** start of Exercise input **

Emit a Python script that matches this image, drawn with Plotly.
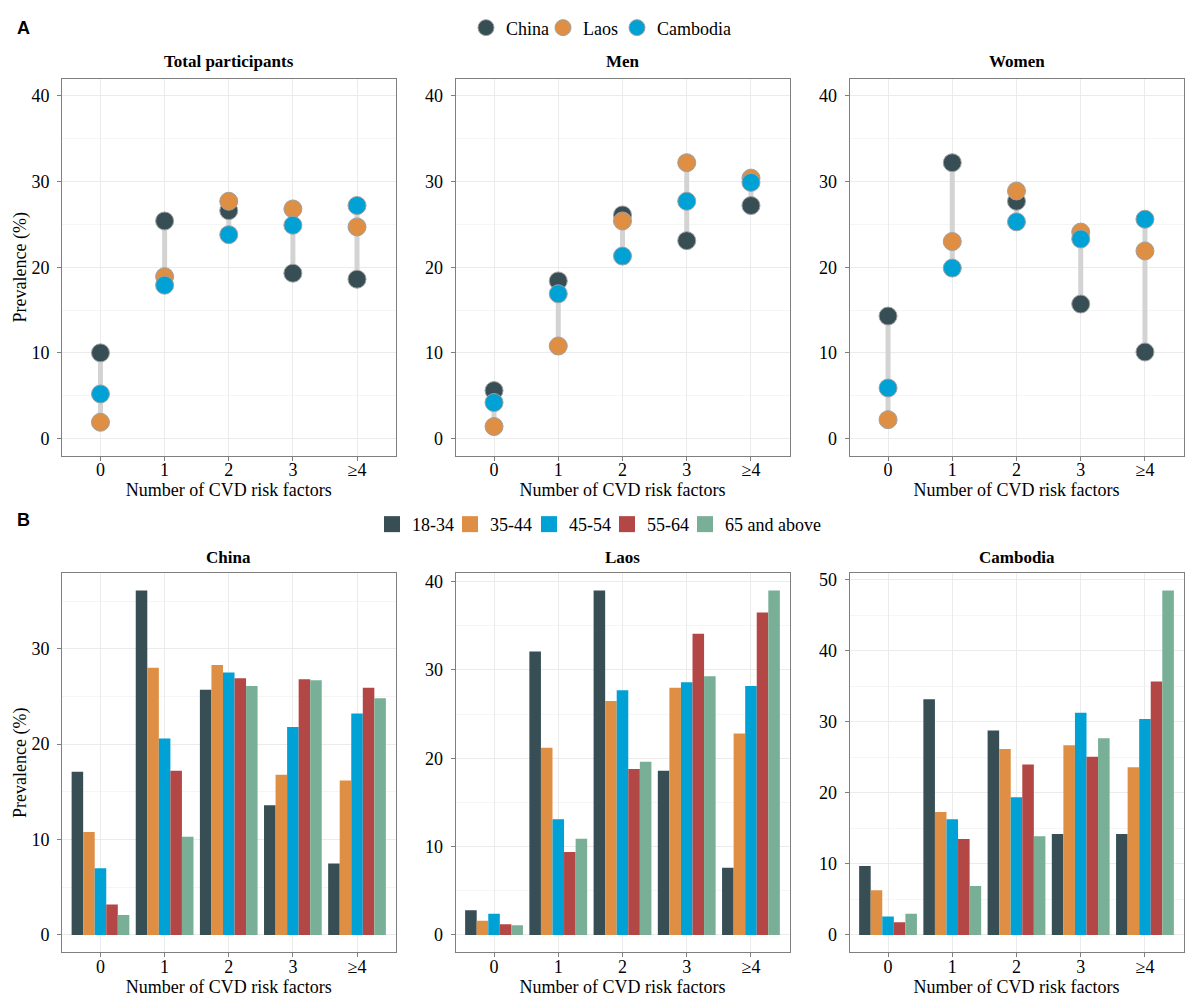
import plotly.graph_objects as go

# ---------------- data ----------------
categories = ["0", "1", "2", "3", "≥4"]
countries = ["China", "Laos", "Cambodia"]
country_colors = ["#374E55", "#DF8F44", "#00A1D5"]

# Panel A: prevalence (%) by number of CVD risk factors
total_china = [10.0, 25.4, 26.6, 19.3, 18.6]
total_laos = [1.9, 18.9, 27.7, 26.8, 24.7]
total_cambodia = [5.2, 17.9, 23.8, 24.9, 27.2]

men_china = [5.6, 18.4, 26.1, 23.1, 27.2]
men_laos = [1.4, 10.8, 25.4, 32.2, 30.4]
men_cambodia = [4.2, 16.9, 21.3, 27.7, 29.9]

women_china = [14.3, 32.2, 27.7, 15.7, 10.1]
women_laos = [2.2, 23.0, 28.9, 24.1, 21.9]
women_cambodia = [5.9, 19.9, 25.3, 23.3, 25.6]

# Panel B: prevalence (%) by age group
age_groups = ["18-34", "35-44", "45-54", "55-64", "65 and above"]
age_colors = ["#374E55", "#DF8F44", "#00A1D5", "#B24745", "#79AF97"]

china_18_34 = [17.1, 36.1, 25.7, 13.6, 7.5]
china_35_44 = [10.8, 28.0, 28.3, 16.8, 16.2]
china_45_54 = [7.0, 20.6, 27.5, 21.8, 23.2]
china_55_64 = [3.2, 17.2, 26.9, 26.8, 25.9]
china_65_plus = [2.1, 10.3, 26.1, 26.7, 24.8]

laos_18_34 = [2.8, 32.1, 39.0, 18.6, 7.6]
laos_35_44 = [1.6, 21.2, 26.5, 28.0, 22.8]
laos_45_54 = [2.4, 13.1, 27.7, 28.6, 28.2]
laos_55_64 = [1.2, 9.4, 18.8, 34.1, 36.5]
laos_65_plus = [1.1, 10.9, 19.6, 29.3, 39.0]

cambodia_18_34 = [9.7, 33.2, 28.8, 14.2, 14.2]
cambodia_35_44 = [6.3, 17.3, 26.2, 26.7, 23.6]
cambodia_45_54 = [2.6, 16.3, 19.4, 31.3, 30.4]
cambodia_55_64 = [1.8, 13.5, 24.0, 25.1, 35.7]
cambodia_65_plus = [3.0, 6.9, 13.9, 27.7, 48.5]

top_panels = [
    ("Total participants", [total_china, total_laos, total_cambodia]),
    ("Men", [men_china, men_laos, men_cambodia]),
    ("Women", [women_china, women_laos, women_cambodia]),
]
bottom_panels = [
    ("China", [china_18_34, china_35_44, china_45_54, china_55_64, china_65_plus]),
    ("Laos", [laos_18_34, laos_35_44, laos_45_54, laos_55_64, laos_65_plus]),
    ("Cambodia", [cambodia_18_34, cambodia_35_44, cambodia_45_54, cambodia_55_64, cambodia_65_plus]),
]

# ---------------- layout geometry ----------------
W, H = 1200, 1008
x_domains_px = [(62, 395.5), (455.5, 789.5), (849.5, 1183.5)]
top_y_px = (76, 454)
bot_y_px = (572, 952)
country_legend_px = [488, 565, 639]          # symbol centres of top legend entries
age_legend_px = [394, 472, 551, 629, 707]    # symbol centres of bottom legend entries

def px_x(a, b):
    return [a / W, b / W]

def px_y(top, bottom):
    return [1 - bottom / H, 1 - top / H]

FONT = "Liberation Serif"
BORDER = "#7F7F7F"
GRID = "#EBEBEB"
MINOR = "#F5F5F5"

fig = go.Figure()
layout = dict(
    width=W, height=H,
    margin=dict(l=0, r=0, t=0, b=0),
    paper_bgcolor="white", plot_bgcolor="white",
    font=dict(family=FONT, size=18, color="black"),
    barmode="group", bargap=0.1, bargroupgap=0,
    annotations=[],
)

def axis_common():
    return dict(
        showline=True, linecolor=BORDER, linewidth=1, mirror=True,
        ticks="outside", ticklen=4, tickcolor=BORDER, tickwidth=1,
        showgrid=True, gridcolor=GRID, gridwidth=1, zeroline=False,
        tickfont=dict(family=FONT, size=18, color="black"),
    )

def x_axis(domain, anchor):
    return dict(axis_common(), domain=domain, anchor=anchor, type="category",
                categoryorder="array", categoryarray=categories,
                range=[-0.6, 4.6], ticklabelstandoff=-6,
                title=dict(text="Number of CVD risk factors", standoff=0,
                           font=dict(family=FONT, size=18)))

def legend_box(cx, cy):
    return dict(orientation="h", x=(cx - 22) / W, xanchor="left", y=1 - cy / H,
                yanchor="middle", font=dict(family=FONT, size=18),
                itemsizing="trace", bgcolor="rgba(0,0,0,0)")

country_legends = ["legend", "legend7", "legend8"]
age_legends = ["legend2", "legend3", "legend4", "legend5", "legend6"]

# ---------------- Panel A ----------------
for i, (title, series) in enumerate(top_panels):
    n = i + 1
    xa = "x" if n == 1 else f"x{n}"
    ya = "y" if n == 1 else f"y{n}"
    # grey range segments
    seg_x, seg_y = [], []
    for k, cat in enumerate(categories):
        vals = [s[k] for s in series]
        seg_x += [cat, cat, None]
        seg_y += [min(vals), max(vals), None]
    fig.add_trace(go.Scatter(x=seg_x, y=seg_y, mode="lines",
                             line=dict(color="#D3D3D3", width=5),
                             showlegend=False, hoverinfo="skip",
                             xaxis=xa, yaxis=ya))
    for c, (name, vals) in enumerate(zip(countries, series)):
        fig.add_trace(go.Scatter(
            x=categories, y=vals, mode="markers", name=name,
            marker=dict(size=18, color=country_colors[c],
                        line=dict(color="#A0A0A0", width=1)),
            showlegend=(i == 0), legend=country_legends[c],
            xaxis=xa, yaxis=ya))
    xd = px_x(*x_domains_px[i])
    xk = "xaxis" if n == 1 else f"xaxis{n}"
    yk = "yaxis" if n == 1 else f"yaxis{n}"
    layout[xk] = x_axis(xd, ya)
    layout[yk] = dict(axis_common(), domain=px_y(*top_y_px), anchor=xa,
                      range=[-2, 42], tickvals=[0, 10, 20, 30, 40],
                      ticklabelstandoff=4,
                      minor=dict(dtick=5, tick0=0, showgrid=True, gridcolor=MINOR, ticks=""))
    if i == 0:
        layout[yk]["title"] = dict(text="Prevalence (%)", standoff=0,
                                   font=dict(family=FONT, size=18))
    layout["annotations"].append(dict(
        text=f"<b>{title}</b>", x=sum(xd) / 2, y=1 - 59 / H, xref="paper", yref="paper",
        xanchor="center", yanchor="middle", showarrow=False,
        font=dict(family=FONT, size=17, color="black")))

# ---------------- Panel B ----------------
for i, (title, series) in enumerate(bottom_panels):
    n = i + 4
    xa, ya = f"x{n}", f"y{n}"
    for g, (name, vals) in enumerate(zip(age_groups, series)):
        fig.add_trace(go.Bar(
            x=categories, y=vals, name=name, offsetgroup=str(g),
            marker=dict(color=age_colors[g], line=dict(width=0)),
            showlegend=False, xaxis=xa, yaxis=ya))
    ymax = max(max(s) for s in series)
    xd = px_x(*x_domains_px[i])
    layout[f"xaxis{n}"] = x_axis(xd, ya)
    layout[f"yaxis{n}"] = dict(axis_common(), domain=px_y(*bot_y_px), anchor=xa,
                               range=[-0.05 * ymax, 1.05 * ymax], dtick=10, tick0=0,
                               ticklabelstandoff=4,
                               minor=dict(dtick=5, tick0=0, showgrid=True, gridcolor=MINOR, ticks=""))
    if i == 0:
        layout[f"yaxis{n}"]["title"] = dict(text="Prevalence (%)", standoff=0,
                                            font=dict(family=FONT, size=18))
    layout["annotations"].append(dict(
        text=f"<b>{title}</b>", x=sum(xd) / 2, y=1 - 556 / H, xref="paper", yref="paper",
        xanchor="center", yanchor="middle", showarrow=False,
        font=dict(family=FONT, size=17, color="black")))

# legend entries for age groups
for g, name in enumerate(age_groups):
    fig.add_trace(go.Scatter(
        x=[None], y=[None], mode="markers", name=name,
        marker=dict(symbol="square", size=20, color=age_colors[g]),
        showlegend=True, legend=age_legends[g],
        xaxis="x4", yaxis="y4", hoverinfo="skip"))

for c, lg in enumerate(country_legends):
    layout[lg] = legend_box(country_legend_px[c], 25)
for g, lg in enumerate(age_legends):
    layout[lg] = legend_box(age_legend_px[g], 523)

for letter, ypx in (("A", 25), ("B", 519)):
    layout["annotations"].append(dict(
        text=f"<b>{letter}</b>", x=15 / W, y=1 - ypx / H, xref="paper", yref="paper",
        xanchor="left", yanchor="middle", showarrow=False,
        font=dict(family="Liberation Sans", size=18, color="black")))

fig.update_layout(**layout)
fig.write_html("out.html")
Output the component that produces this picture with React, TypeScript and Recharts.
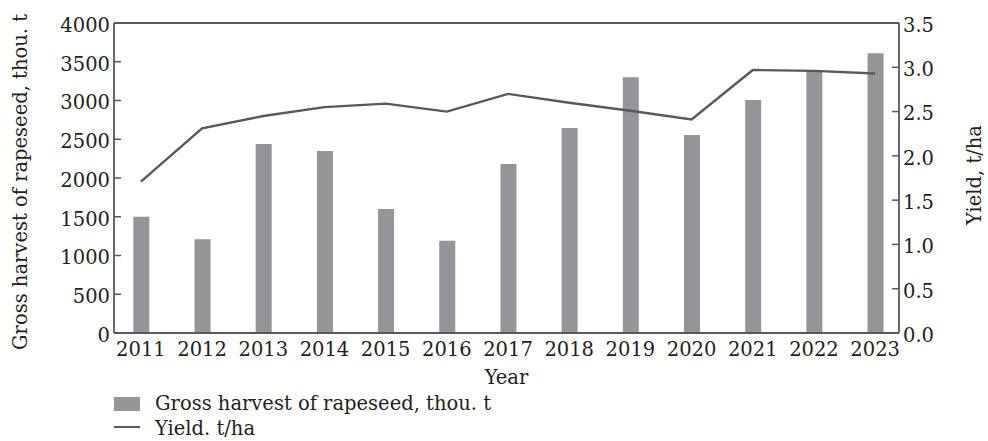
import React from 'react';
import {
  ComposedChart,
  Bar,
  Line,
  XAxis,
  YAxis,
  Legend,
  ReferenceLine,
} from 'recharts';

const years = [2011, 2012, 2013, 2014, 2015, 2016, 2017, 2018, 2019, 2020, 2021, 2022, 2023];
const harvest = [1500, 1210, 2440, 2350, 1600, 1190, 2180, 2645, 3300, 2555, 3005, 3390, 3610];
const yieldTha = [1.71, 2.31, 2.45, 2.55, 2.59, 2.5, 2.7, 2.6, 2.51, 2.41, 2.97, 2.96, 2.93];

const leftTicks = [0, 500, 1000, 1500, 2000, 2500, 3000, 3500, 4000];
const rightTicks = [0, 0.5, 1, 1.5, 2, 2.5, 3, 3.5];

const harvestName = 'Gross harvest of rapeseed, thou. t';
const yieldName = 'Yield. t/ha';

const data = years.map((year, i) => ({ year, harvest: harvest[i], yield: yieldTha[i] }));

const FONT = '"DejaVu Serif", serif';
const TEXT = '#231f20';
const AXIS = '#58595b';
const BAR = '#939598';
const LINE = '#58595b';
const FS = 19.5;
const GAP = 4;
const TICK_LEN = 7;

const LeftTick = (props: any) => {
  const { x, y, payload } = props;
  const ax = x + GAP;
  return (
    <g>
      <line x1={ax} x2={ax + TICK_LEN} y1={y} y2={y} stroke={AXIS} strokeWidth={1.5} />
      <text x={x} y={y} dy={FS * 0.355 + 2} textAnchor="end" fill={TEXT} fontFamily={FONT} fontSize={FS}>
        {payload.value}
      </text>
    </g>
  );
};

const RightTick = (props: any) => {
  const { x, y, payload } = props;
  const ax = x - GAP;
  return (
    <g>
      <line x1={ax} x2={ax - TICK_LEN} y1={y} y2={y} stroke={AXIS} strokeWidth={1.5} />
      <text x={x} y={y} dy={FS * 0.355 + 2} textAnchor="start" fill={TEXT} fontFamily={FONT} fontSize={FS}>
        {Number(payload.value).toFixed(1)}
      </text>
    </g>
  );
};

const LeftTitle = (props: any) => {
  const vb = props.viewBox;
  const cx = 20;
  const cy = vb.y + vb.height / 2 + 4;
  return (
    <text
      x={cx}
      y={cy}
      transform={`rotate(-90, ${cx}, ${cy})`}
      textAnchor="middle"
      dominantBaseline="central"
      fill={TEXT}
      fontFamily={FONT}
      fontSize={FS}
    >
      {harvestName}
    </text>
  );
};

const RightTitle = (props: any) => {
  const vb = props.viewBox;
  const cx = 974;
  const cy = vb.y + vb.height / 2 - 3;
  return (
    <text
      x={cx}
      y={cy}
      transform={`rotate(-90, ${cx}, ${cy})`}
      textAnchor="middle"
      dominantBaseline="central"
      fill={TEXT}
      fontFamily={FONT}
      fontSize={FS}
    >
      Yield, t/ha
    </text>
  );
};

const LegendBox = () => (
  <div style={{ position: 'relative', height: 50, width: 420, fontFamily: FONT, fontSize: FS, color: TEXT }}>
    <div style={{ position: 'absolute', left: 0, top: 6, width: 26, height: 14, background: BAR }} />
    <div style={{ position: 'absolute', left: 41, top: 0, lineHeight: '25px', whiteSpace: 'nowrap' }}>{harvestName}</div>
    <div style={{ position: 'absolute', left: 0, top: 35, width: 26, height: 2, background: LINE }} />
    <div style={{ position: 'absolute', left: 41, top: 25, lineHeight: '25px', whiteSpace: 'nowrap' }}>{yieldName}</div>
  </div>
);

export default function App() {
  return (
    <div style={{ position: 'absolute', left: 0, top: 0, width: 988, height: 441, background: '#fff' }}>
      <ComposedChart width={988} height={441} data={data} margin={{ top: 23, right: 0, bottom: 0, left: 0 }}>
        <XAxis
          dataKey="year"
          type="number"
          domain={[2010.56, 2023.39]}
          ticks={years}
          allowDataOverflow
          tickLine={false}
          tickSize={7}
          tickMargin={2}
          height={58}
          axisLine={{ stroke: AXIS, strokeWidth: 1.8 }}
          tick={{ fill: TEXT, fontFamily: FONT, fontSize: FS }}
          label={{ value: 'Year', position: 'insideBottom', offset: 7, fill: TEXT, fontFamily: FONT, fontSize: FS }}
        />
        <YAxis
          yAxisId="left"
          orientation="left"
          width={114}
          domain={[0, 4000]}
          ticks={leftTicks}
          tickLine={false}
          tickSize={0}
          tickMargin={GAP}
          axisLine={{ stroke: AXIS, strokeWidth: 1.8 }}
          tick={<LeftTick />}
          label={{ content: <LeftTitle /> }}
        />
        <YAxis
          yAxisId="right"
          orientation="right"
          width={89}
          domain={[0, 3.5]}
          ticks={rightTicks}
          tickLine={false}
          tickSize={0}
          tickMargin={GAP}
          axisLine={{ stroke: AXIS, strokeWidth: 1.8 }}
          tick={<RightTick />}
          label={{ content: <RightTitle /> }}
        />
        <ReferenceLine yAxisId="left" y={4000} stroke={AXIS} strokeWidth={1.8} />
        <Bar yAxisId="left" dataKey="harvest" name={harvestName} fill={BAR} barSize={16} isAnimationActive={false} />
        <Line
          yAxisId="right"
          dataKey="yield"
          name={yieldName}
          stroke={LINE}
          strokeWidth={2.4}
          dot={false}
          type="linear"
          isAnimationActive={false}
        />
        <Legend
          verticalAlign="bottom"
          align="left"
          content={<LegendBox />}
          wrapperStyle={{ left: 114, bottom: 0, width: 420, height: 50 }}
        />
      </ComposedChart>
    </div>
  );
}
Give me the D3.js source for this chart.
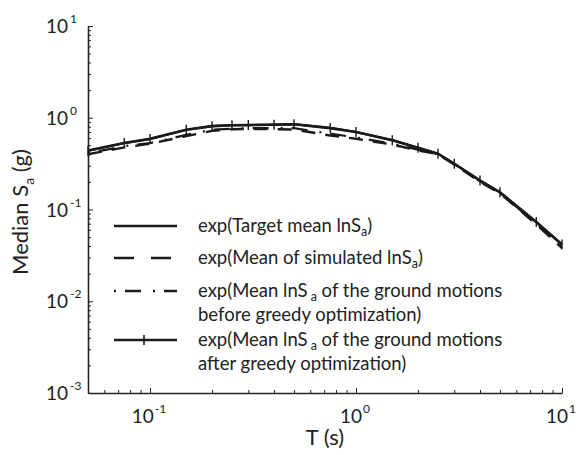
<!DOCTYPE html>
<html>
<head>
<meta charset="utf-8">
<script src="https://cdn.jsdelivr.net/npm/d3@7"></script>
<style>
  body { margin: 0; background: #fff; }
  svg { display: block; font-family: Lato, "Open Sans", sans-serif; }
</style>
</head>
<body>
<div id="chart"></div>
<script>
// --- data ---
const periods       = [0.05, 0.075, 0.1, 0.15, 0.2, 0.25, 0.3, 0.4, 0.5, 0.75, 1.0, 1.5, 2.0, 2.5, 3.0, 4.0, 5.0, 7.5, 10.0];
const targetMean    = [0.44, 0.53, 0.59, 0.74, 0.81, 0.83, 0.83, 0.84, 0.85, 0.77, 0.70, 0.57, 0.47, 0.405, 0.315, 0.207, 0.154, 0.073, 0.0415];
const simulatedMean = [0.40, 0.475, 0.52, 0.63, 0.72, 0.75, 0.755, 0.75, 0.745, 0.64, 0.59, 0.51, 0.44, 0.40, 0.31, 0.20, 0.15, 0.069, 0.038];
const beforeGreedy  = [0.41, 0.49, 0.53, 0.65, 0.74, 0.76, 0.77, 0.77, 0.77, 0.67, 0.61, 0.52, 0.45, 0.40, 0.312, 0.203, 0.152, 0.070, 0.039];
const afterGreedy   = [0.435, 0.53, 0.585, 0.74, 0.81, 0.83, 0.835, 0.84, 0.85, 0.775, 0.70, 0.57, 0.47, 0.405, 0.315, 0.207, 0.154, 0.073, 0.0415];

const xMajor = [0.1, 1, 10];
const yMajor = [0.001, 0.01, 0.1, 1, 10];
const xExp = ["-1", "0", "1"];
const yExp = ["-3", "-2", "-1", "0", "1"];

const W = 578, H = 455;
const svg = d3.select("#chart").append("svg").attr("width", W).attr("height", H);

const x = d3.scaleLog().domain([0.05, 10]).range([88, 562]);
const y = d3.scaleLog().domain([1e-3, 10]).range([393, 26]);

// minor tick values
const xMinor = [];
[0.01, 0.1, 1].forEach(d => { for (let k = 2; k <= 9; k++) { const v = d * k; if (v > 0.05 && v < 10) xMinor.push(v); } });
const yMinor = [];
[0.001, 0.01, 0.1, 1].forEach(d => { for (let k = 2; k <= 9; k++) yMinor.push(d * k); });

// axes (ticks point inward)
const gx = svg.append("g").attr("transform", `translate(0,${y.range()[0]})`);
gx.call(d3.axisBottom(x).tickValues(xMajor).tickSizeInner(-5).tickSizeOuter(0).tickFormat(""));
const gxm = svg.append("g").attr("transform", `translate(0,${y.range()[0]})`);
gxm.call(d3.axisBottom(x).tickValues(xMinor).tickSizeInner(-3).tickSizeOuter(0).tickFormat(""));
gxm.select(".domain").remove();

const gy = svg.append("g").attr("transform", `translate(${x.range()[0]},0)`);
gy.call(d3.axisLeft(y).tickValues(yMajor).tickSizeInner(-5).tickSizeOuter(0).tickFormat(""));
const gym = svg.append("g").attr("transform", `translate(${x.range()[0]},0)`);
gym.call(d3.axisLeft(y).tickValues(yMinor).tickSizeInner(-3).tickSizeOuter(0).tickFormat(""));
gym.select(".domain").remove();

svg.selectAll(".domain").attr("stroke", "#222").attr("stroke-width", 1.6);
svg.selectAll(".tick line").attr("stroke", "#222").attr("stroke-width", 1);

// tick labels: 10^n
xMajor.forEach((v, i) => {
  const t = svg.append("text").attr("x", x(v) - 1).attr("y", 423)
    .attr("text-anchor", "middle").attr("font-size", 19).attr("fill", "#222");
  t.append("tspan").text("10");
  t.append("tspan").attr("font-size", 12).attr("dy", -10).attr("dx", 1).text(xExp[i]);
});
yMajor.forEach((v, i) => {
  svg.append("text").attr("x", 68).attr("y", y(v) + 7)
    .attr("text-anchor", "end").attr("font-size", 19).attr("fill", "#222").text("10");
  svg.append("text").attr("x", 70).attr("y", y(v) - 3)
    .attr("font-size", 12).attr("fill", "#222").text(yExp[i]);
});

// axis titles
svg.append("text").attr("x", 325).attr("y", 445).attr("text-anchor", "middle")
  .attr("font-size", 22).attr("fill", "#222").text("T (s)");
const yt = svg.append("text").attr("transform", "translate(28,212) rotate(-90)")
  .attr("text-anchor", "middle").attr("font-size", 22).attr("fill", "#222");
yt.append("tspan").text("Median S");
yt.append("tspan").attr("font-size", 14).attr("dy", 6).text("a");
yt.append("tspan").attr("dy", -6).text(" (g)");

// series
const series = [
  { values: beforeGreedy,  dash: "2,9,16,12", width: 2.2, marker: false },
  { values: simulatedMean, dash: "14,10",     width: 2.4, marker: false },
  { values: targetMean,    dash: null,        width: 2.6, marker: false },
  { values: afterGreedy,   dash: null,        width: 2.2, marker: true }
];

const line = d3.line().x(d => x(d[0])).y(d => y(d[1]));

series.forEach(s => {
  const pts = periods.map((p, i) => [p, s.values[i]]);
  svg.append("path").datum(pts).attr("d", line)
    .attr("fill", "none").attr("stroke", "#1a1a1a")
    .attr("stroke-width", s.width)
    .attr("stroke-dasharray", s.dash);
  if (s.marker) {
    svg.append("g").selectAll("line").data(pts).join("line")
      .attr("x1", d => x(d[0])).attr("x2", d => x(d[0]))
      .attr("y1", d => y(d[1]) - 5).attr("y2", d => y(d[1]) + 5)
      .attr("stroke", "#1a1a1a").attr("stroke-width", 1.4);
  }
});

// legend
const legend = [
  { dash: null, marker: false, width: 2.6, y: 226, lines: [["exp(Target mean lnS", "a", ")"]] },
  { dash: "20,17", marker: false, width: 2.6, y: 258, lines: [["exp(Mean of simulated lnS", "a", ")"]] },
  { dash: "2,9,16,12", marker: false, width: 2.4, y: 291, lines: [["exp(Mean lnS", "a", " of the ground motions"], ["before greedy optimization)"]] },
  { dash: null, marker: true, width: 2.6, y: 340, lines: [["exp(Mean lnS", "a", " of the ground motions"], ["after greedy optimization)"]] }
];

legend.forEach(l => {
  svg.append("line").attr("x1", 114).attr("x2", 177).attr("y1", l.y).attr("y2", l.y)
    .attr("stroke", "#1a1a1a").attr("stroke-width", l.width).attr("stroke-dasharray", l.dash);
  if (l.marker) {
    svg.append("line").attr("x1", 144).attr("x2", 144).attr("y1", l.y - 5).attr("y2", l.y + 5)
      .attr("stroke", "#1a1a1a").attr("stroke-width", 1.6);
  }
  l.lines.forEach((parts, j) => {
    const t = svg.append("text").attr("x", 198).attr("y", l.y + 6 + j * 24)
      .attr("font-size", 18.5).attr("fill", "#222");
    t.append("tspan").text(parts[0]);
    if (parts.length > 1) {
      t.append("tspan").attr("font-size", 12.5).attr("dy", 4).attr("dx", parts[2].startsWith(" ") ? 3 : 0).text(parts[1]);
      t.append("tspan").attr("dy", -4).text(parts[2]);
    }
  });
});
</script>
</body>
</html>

** end of Exercise input **

Work to be completed
Repeat only the lines from the beginning of the material through the line containing "women_cambodia = [5.9, 19.9, 25.3, 23.3, 25.6]", both ends kept, leaving pictures out.

Result of this exercise
Emit a Python script that matches this image, drawn with Plotly.
import plotly.graph_objects as go

# ---------------- data ----------------
categories = ["0", "1", "2", "3", "≥4"]
countries = ["China", "Laos", "Cambodia"]
country_colors = ["#374E55", "#DF8F44", "#00A1D5"]

# Panel A: prevalence (%) by number of CVD risk factors
total_china = [10.0, 25.4, 26.6, 19.3, 18.6]
total_laos = [1.9, 18.9, 27.7, 26.8, 24.7]
total_cambodia = [5.2, 17.9, 23.8, 24.9, 27.2]

men_china = [5.6, 18.4, 26.1, 23.1, 27.2]
men_laos = [1.4, 10.8, 25.4, 32.2, 30.4]
men_cambodia = [4.2, 16.9, 21.3, 27.7, 29.9]

women_china = [14.3, 32.2, 27.7, 15.7, 10.1]
women_laos = [2.2, 23.0, 28.9, 24.1, 21.9]
women_cambodia = [5.9, 19.9, 25.3, 23.3, 25.6]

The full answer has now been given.